This month the University of California at Berkeley opened a Center for the Comparative Study of Right-Wing Movements. The center is housed in the Institute for the Study of Social Change, which the university advertises online as an institution placing "issues of race, gender, and class at the center of the agenda," conducting "research with a conscience," and capitalizing on "Berkeley's history as the birthplace of transformative social movements." Needless to say, the center is not promoting conservatism. This is, as the university reminds us, Berkeley.
It's not even clear that the faculty members involved have figured out what terms like "right wing" and "conservative" might mean. The Web-site blurb introducing the center describes anti-Communism as the "transcendent" issue for the right for most of the 20th century, and says that since the end of the cold war, right-wing groups have "spun on to the political stage with centripetal energy," whatever that means. This statement does not inspire confidence. In fact, the right-wing political parties in Europe have much older pedigrees, going back to the 19th-century counterrevolution. So do American and British conservatism, which came onto the political scene at least a century before 1989. In his recent book, The Conservatives: Ideas and Personalities Throughout American History (Yale University Press), Patrick Allitt, a professor of history at Emory University, explores the full range of conservative concerns: states' rights, religion, the corruptions of urban life, immigration, the League of Nations, mass democracy, creationism, the New Deal, free markets, race, and so on.

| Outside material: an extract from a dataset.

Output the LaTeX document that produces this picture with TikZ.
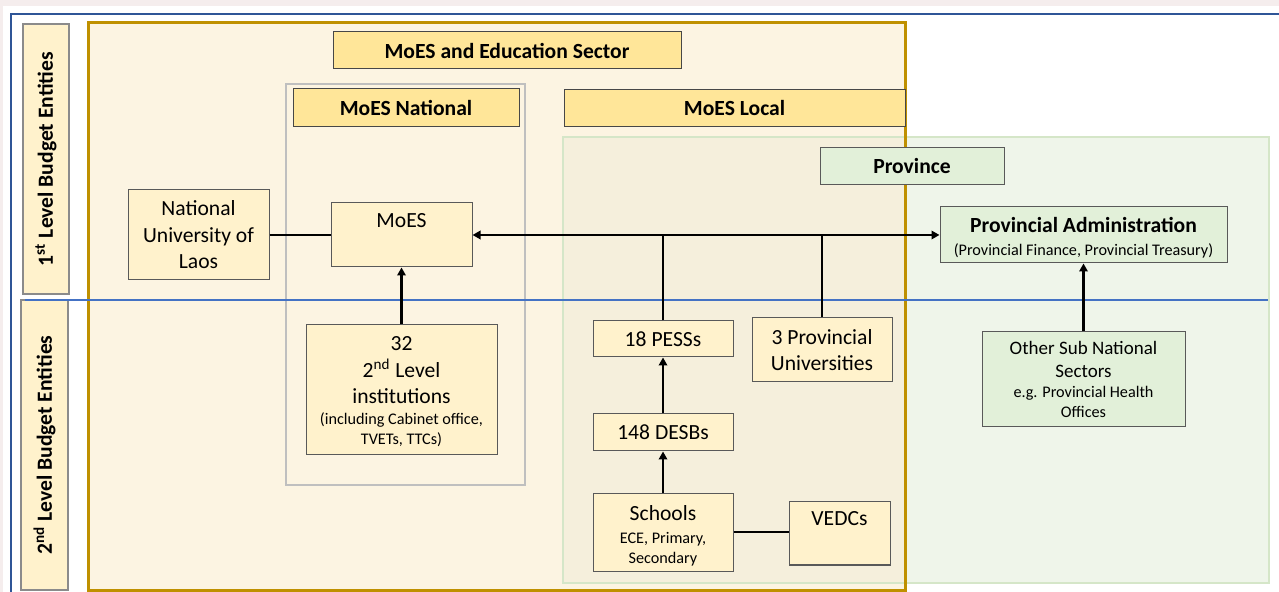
\documentclass[tikz,border=0pt]{standalone}
\usepackage{fontspec}
\setmainfont{Carlito}
\usetikzlibrary{arrows.meta}
\definecolor{boxfill}{HTML}{FFF2CC}
\definecolor{hdrfill}{HTML}{FFE699}
\definecolor{grnfill}{HTML}{E2F0D9}
\definecolor{goldline}{HTML}{BF9000}
\definecolor{goldbg}{HTML}{FCF4E2}
\definecolor{grnbg}{HTML}{EFF5EA}
\definecolor{mixbg}{HTML}{F5EFDC}
\definecolor{grnline}{HTML}{D5E6C8}
\definecolor{blueA}{HTML}{2F5597}
\definecolor{blueB}{HTML}{4472C4}
\definecolor{boxline}{HTML}{595959}
\definecolor{grpline}{HTML}{BFBFBF}
\definecolor{pinkbg}{HTML}{F5EDED}
\newcommand\fbig{\fontsize{10.8}{13.25}\selectfont}
\newcommand\fmid{\fontsize{9.5}{11.5}\selectfont}
\newcommand\fsmall{\fontsize{8.1}{10.3}\selectfont}
\tikzset{
  cbox/.style={draw=boxline, fill=boxfill, line width=0.5pt, inner sep=0pt, align=center, font=\fbig},
  hbox/.style={draw=boxline!80!black, fill=hdrfill, line width=0.5pt, inner sep=0pt, align=center, font=\fbig\bfseries},
  gbox/.style={draw=boxline, fill=grnfill, line width=0.5pt, inner sep=0pt, align=center, font=\fbig},
  sidebox/.style={draw=boxline!70, fill=boxfill, line width=0.6pt, inner sep=0pt, align=center, font=\fbig\bfseries, rotate=90},
  txt/.style={font=\fbig, inner sep=0pt, align=center},
  conn/.style={line width=1.25pt, draw=black},
  arr/.style={conn, -{Triangle[length=4pt,width=4.2pt]}},
  darr/.style={conn, {Triangle[length=4pt,width=4.2pt]}-{Triangle[length=4pt,width=4.2pt]}},
}
\begin{document}
\begin{tikzpicture}[x=0.5pt,y=-0.5pt]
\useasboundingbox (0,0) rectangle (1279,592);
% background strips
\fill[white] (0,0) rectangle (1279,592);
\fill[pinkbg] (0,0) rectangle (1279,6);
\fill[pinkbg] (0,0) rectangle (3,592);
% outer blue frame
\draw[blueA, line width=1.2pt] (1279,14) -- (11,14) -- (11,592);
% gold frame fill
\fill[goldbg] (88,23) rectangle (905,590);
% green province region
\fill[grnbg] (563,137) rectangle (1269,583);
\fill[mixbg] (563,137) rectangle (905,583);
\draw[grnline, line width=1pt] (563,137) rectangle (1269,583);
% gold frame border
\draw[goldline, line width=1.5pt] (88,23) rectangle (905,590);
% MoES National group
\draw[grpline, line width=0.6pt] (286,84) rectangle (525,485);

% side labels
\node[sidebox, minimum width=135pt, minimum height=23pt] (lab1) at (46,159) {1\textsuperscript{st} Level Budget Entities};
\node[sidebox, minimum width=145pt, minimum height=23.5pt] (lab2) at (44.5,445) {2\textsuperscript{nd} Level Budget Entities};

% level divider
\draw[blueB, line width=1.4pt] (25,300) -- (1268,300);

% headers
\node[hbox, minimum width=174pt, minimum height=18.5pt] (mes) at (507,50.5) {MoES and Education Sector};
\node[hbox, minimum width=113pt, minimum height=19pt] (natH) at (406,108) {MoES National};
\node[hbox, minimum width=170.5pt, minimum height=18.5pt] (locH) at (734.5,108.5) {MoES Local};
\node[gbox, font=\fbig\bfseries, minimum width=92pt, minimum height=18.5pt] (provH) at (912,166.5) {Province};

% boxes
\node[cbox, minimum width=70.5pt, minimum height=45pt] (nul) at (198.5,235) {National\\University of\\Laos};
\node[cbox, minimum width=70.5pt, minimum height=32pt] (moes) at (401.5,235) {};
\node[txt] (moesT) at (401.5,221) {MoES};
\node[cbox, minimum width=95.5pt, minimum height=65pt] (inst) at (401.5,390) {};
\node[txt] (instT) at (401.5,392)
  {32\\2\textsuperscript{nd} Level\\institutions\\[-3pt]\fsmall(including Cabinet office,\\[-3pt]\fsmall TVETs, TTCs)};
\node[gbox, minimum width=143.5pt, minimum height=28pt] (padm) at (1083.5,235) {};
\node[txt] (padmT) at (1083.5,237.5)
  {\textbf{Provincial Administration}\\[-2pt]\fsmall(Provincial Finance, Provincial Treasury)};
\node[cbox, minimum width=70pt, minimum height=18pt] (pess) at (663,339) {18 PESSs};
\node[cbox, minimum width=70pt, minimum height=32pt] (pu) at (822,350) {3 Provincial\\Universities};
\node[cbox, minimum width=70pt, minimum height=18.5pt] (desb) at (663,432.5) {148 DESBs};
\node[cbox, minimum width=70pt, minimum height=38.5pt] (sch) at (663,532.5) {};
\node[txt] (schT) at (663,535.5)
  {Schools\\[-1.5pt]\fsmall ECE, Primary,\\[-3.5pt]\fsmall Secondary};
\node[cbox, minimum width=50.5pt, minimum height=31.5pt] (vedc) at (839.5,533.5) {};
\node[txt] (vedcT) at (839.5,519) {VEDCs};
\node[gbox, minimum width=101.5pt, minimum height=47.5pt] (oth) at (1083.5,379.5)
  {\fmid Other Sub National\\[-1.5pt]\fmid Sectors\\[-3.5pt]\fsmall e.g. Provincial Health\\[-3pt]\fsmall Offices};

% connectors
\draw[conn] (nul.east) -- (moes.west);
\draw[darr] (moes.east) -- (padm.west);
\draw[conn] (pess.north) -- (pess.north |- padm.west);
\draw[conn] (pu.north) -- (pu.north |- padm.west);
\draw[arr] (inst.north) -- (moes.south);
\draw[arr] (desb.north) -- (pess.south);
\draw[arr] (sch.north) -- (desb.south);
\draw[conn, line width=1pt] (sch.east) -- (sch.east -| vedc.west);
\draw[arr] (oth.north) -- (padm.south);
\end{tikzpicture}
\end{document}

It is a convenient left-wing dodge to reduce 20th-century American conservatism to cold-war politics, since it implies that conservative ideas are embedded in a world that no longer exists and never should have. In fact, in the 1930s American conservatives were far more obsessed with Franklin D. Roosevelt and his domestic legacy than with Joseph Stalin, and looked askance at all foreign entanglements, including the Second World War. The anti-Communist cause was first conceived by cold-war liberals, not by conservatives.
And what of the Berkeley center's mission to encourage and nurture "comparative scholarship on right-wing movements both in the U.S. and abroad during the 20th and 21st centuries"? That could be a good thing. For instance, it would be useful to know something about the affinities between European right-wingers like Jean-Marie Le Pen, founder of the National Front in France, and David Duke, the American white supremacist and anti-Semite now living, as it happens, in Austria. But mainstream American conservatism, which pretty much is all there is to the American right, shares nothing meaningful with those protofascist figures. Our conservatives accept the legitimacy of constitutional self-government, even when they hate the legislation and court decisions resulting from it; they play by the rules. The same cannot be said of the European right, which has always been suspicious of parliamentary politics. One wonders whether "comparative study" in the Berkeley context presumes a continuous slippery slope running from conservatism down to violent far-right movements. It's a little like the Hoover Institution announcing a study "comparing" the Red Brigades with, say, Adlai Stevenson.